It's getting hard to believe in Santa
Friday’s sharp fall in US markets, leaves the strong gains earlier in the week looking like just another episode in the volatile range trading that has characterised markets over recent weeks. Hopes that a year-end rally was getting under way have been dashed. Even if it does materialise, any year-end rally may be just more range trading, rather than the beginning of a concerted push above resistance.
Friday’s sell-off underscores the difficulty the US stock market currently has in playing its traditional role as leader of world market rallies. US valuations are full already. This makes the US market vulnerable to risk off moves. Gains from current levels are also likely to be more a case of grinding higher in line with earnings growth as opposed to trending strongly higher on valuation expansion.
European markets are likely to be focussed on the results of the Spanish election.

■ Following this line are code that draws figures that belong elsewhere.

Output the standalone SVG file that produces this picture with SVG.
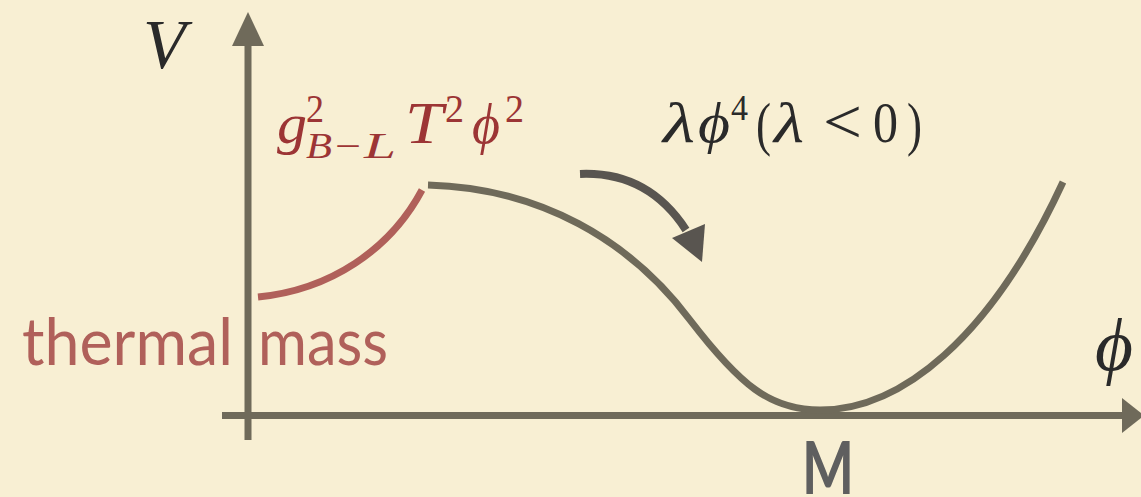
<svg xmlns="http://www.w3.org/2000/svg" width="1141" height="497" viewBox="0 0 1141 497">
<style>
.m{font-family:"Liberation Serif","DejaVu Serif",serif;font-style:italic;fill:#2a2a2a}
.u{font-family:"Liberation Serif","DejaVu Serif",serif;fill:#2a2a2a}
.r{fill:#9c3535}
.axis{stroke:#6f6a5a;stroke-width:7;fill:none}
.curve{stroke:#6f6a5a;stroke-width:7;fill:none;stroke-linecap:butt}
.gs{font-family:Lato,"Open Sans",sans-serif}
</style>
<rect width="1141" height="497" fill="#f8efd3"/>
<g id="axes">
<line class="axis" x1="248" y1="440" x2="248" y2="42"/>
<polygon points="248,12 232,46 264,46" fill="#6f6a5a"/>
<line class="axis" x1="222" y1="415.5" x2="1126" y2="415.5"/>
<polygon points="1122,398 1122,433 1144,415.5" fill="#6f6a5a"/>
</g>
<g id="connectors">
<path id="thermal-curve" d="M258,297 C330,290 390,250 422,190" stroke="#b0605a" stroke-width="7" fill="none"/>
<path id="potential-curve" class="curve" d="M428,185 C540,188 630,240 690,320 C740,385 770,410 820,410 C900,410 990,340 1063,182"/>
<path id="roll-arrow" d="M580,174 C628,172 662,193 686,230" stroke="#595550" stroke-width="8" fill="none"/>
<polygon points="672,238 705,224 702,262" fill="#595550"/>
</g>
<g id="label-V"><text class="m" x="143" y="68" font-size="70">V</text></g>
<g id="label-phi-axis"><text class="m" x="1095" y="370" font-size="74" textLength="38" lengthAdjust="spacingAndGlyphs">ϕ</text></g>
<g id="label-thermal-term">
<text class="m r" x="277" y="143" font-size="57" textLength="30" lengthAdjust="spacingAndGlyphs">g</text>
<text class="u r" x="306" y="122" font-size="40" textLength="18" lengthAdjust="spacingAndGlyphs">2</text>
<text class="m r" x="306" y="158" font-size="35" textLength="26" lengthAdjust="spacingAndGlyphs">B</text>
<text class="u r" x="335" y="158" font-size="35" textLength="26" lengthAdjust="spacingAndGlyphs">−</text>
<text class="m r" x="364" y="158" font-size="35" textLength="32" lengthAdjust="spacingAndGlyphs">L</text>
<text class="m r" x="405" y="143" font-size="60" textLength="38" lengthAdjust="spacingAndGlyphs">T</text>
<text class="u r" x="445" y="122" font-size="40" textLength="19" lengthAdjust="spacingAndGlyphs">2</text>
<text class="m r" x="472" y="143" font-size="57" textLength="28" lengthAdjust="spacingAndGlyphs">ϕ</text>
<text class="u r" x="505" y="122" font-size="40" textLength="19" lengthAdjust="spacingAndGlyphs">2</text>
</g>
<g id="label-lambda">
<text class="m" x="663" y="142" font-size="56" textLength="32" lengthAdjust="spacingAndGlyphs">λ</text>
<text class="m" x="698" y="142" font-size="56" textLength="32" lengthAdjust="spacingAndGlyphs">ϕ</text>
<text class="u" x="731" y="120" font-size="36" textLength="17" lengthAdjust="spacingAndGlyphs">4</text>
<text class="u" x="756" y="144" font-size="60" textLength="15" lengthAdjust="spacingAndGlyphs">(</text>
<text class="m" x="774" y="142" font-size="56" textLength="30" lengthAdjust="spacingAndGlyphs">λ</text>
<text class="u" x="823" y="143" font-size="64" textLength="39" lengthAdjust="spacingAndGlyphs">&lt;</text>
<text class="u" x="873" y="142" font-size="58" textLength="25" lengthAdjust="spacingAndGlyphs">0</text>
<text class="u" x="907" y="144" font-size="60" textLength="15" lengthAdjust="spacingAndGlyphs">)</text>
</g>
<g id="label-thermal-mass">
<text class="gs" x="22" y="365" font-size="66" fill="#b0605a" textLength="211" lengthAdjust="spacingAndGlyphs">thermal</text>
<text class="gs" x="258" y="365" font-size="66" fill="#b0605a" textLength="130" lengthAdjust="spacingAndGlyphs">mass</text>
</g>
<g id="label-M"><text class="gs" x="802" y="494" font-size="73" font-weight="bold" fill="#5f5f5f" textLength="52" lengthAdjust="spacingAndGlyphs">M</text></g>
</svg>
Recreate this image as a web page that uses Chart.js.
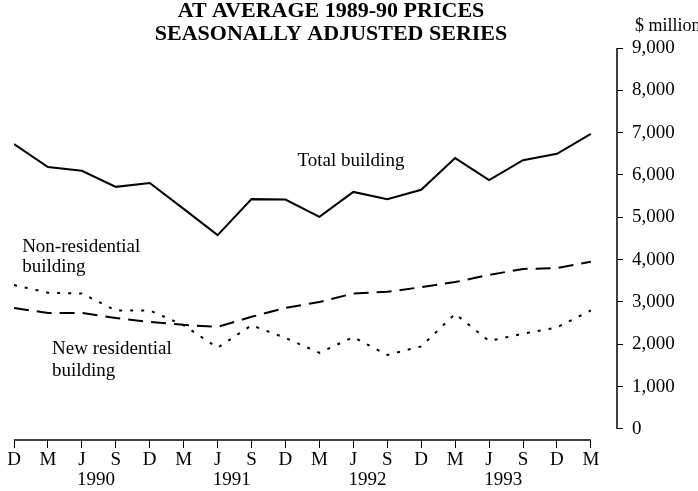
<!DOCTYPE html>
<html><head><meta charset="utf-8">
<script src="https://cdn.jsdelivr.net/npm/chart.js@4/dist/chart.umd.min.js"></script>
<style>html,body{margin:0;padding:0;background:#fff}#wrap{width:698px;height:491px}</style>
</head><body><div id="wrap"><canvas id="c" width="698" height="491"></canvas></div>
<script>
const quarters = ['D','M','J','S','D','M','J','S','D','M','J','S','D','M','J','S','D','M'];
const years = ['1990', '1991', '1992', '1993'];
const yearJuneIndex = [2, 6, 10, 14];
const totalBuilding = [6730,6190,6100,5720,5810,5200,4580,5430,5420,5010,5600,5430,5650,6400,5880,6350,6500,6970];
const nonResidential = [2860,2740,2740,2620,2530,2460,2410,2650,2860,3000,3200,3240,3350,3470,3640,3780,3800,3950];
const newResidential = [3400,3220,3200,2800,2800,2450,1920,2450,2150,1800,2170,1750,1950,2720,2080,2250,2400,2800];
const yTickValues = [0,1000,2000,3000,4000,5000,6000,7000,8000,9000];
const titleLines = ['AT AVERAGE 1989-90 PRICES', 'SEASONALLY ADJUSTED SERIES'];
const unitLabel = '$ million';

const SERIF = "'Liberation Serif', 'DejaVu Serif', serif";
const toPts = arr => arr.map((v, i) => ({x: i, y: v}));

const decor = {
  id: 'decor',
  afterDraw(chart) {
    const ctx = chart.ctx;
    const xs = chart.scales.x, ys = chart.scales.y;
    ctx.save();
    ctx.strokeStyle = '#000';
    ctx.lineWidth = 1.5;
    ctx.beginPath();
    ctx.moveTo(ys.left, ys.getPixelForValue(9000));
    ctx.lineTo(ys.left, ys.getPixelForValue(0));
    ctx.stroke();
    ctx.beginPath();
    ctx.moveTo(xs.getPixelForValue(0), xs.top);
    ctx.lineTo(xs.getPixelForValue(quarters.length - 1), xs.top);
    ctx.stroke();

    ctx.fillStyle = '#000';
    ctx.textBaseline = 'middle';
    ctx.font = "bold 22px " + SERIF;
    ctx.textAlign = 'center';
    ctx.fillText(titleLines[0], 331, 11);
    ctx.fillText(titleLines[1], 331, 34);
    ctx.font = "18px " + SERIF;
    ctx.textAlign = 'left';
    ctx.fillText(unitLabel, 635, 26);
    const P = (xv, yv) => [xs.getPixelForValue(xv), ys.getPixelForValue(yv)];
    ctx.font = "19px " + SERIF;
    ctx.textAlign = 'center';
    let p = P(9.93, 6330); ctx.fillText('Total building', p[0], p[1]);
    ctx.textAlign = 'left';
    p = P(0.24, 4300); ctx.fillText('Non-residential', p[0], p[1]);
    p = P(0.24, 3830); ctx.fillText('building', p[0], p[1]);
    p = P(1.12, 1880); ctx.fillText('New residential', p[0], p[1]);
    p = P(1.12, 1370); ctx.fillText('building', p[0], p[1]);
    ctx.restore();
  }
};

new Chart(document.getElementById('c'), {
  type: 'line',
  data: {
    datasets: [
      {label: 'Total building', data: toPts(totalBuilding), borderColor: '#000', borderWidth: 2, pointRadius: 0, tension: 0, fill: false},
      {label: 'Non-residential building', data: toPts(nonResidential), borderColor: '#000', borderWidth: 2, borderDash: [15, 8], pointRadius: 0, tension: 0, fill: false},
      {label: 'New residential building', data: toPts(newResidential), borderColor: '#000', borderWidth: 2, borderDash: [3, 8], pointRadius: 0, tension: 0, fill: false}
    ]
  },
  options: {
    responsive: false,
    animation: false,
    devicePixelRatio: 1,
    layout: {padding: {left: 14, top: 48, right: 0, bottom: 0}},
    plugins: {legend: {display: false}, title: {display: false}, tooltip: {enabled: false}},
    scales: {
      x: {
        type: 'linear', min: 0, max: 17.77, position: 'bottom',
        afterBuildTicks: s => { s.ticks = quarters.map((q, i) => ({value: i})); },
        afterFit: s => { s.height = 31; },
        ticks: {
          autoSkip: false, maxRotation: 0, padding: 3, color: '#000',
          font: {family: SERIF, size: 19, lineHeight: 1},
          callback: v => quarters[v]
        },
        grid: {display: true, drawOnChartArea: false, drawTicks: true, tickLength: 8, color: '#000', lineWidth: 1},
        border: {display: false}
      },
      x2: {
        type: 'linear', min: 0, max: 17.77, position: 'bottom',
        afterBuildTicks: s => { s.ticks = yearJuneIndex.map(i => ({value: i + 0.42})); },
        afterFit: s => { s.height = 20; },
        ticks: {
          autoSkip: false, maxRotation: 0, padding: 0, color: '#000',
          font: {family: SERIF, size: 19, lineHeight: 1},
          callback: (v, idx) => years[idx]
        },
        grid: {display: false, drawTicks: false},
        border: {display: false}
      },
      y: {
        position: 'right', min: -260, max: 9000,
        afterBuildTicks: s => { s.ticks = yTickValues.map(v => ({value: v})); },
        afterFit: s => { s.width = 81; },
        ticks: {
          padding: 9, color: '#000',
          font: {family: SERIF, size: 19},
          callback: v => v.toLocaleString('en-US')
        },
        grid: {display: true, drawOnChartArea: false, drawTicks: true, tickLength: 6, color: '#000', lineWidth: 1},
        border: {display: false}
      }
    }
  },
  plugins: [decor]
});
</script>
</body></html>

Early indications that Spain will be governed by an unwieldy coalition will increase the political risk to markets from this pivotal European economy.
The local market is in for a nervous start to the week. However, indications are that the ASX200 index will remain inside Thursday’s range. This will continue Friday’s pattern of consolidation as opposed to indicating a major reversal at this stage.
The weekend news for commodities was mixed. Oil prices were weaker, however iron ore has remained firm in recent days and copper jumped sharply on the possibility that China will increase inventory levels.News that all 163 nations in the WTO have agreed to end agricultural subsidies may be supportive for Australian agricultural exporters in the longer term. However, the devil may be in the detail of how some nations get around this deal. Even so, the WTO agreement is a sign that attitudes toward liberalising agricultural trade are headed in the right direction and follows positive news for the sector from recent free trade agreements.